Walmart has developed best practices that are good for their business. There is the other side that would say that they are bad for other businesses from the way they have managed to reach economies of scale that has dwarfed their retail competition.
Kmart on the other has performed well, but it’s had its historic trend of ups and downs.
Having becoming a dominant player in the market by the late 70s, Walmart had saturated their market. This meant it was time for them to try something new. Their plan was to enter a new retail territory that could allow them to continue their domination within retail.
In the 80’s the founder of Walmart, Sam Walton, made a decision to go BIG. He decided to start a new extension of Walmart called 'Sam’s Club.'
Sam’s Club was an overnight sensation. Large families couldn't now live cheaply as a family of 4 by buying in bulk. Smaller families slashed their grocery budget drastically.
For restaurants, this was a game changer. For those small restaurants that didn’t have access to distribution centers now had discounts previously only available to large chains.
Kmart was struggling. They couldn’t compete with the staggering number of Walmart locations and the new Sam’s Club stores were going to crush them entirely.
Kmart decided to do something about it. They created their own big box store called ‘Pace Membership Warehouse.’
Unlike Sam’s Club that had millions of customers in their database, the Pace Membership Warehouse was created with one customer in mind. That customer was no other than the man himself, Sam Walton.
Pace was strategic with their execution of their warehouse stores. Wherever there was a Sam’s Club location, they would build a Pace Warehouse there as well.

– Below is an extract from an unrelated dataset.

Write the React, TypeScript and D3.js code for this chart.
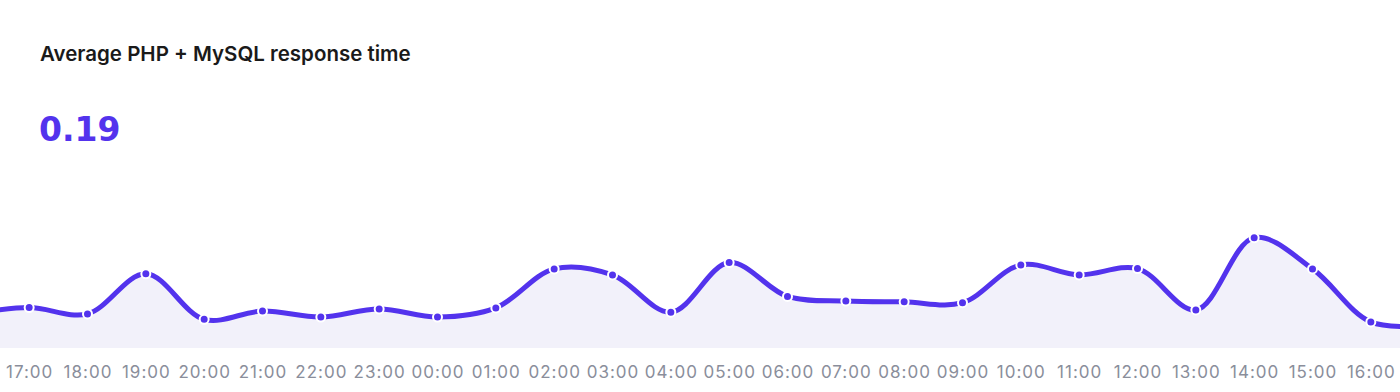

Their thinking was, why do all the market research when your competitor has already done it for you?
Pace came into the market by giving free memberships to employees of large companies. They sold their memberships drastically cheaper than Sam’s Club, and they even had events where non-club members could enter, shop, and experience the advantages of buying in bulk.
The sad truth was the Kmart wasn’t making any money with their Pace warehouse stores. The positive side of this was that Walmart was quickly losing market share to them.
Walmart didn’t want to continue this any longer. Sam Walton and the board of Walmart decided to buy Pace outright from Kmart with the condition that Kmart could not open another price club.
When the purchase was complete. Walmart had a problem on their hands. They were now stuck with several large buildings that were previously the Pace locations. Walmart couldn’t use them, and they couldn’t sell them either. The buildings were similar but they were not quite raw enough to be warehouses.
Walmart had just spent billions of dollars; their next 5-8 years investment budget on buildings they couldn’t use just to get rid of a competitor that was essentially not a viable threat.
With the demise of Pace, Kmart opened these:
BIG Kmart sold things that were already sold at Kmart and Walmart stores but they also added groceries to the mix.
BIG Kmart found the perfect niche between a low-cost department store and grocery stores. Other stores such as Fred Meyer had this model already but they were located at the Pacific Northwest at the time.
This model has since been replicated by Kroger (who bought Fred Meyer), Alberson’s, Safeway and even Walmart.
Walmart decided to turn the ‘Pace’ locations they purchased from Kmart into ‘Hypermart’ stores. These stores ultimately suffered because they were too big, they had poor corporate support, and all the money they needed was used to buy ‘Pace’ from Kmart.
Takeaway: Kmart made a brilliant move by doing this and it will likely never be repeated again. Kmart was strategic and beat Walmart at their own game. It’s unfortunate they continued making more mistakes after this and couldn't overtake Walmart. They had the window to be up there with Walmart but poor management, and corporate governance held them back from reaching their full potential.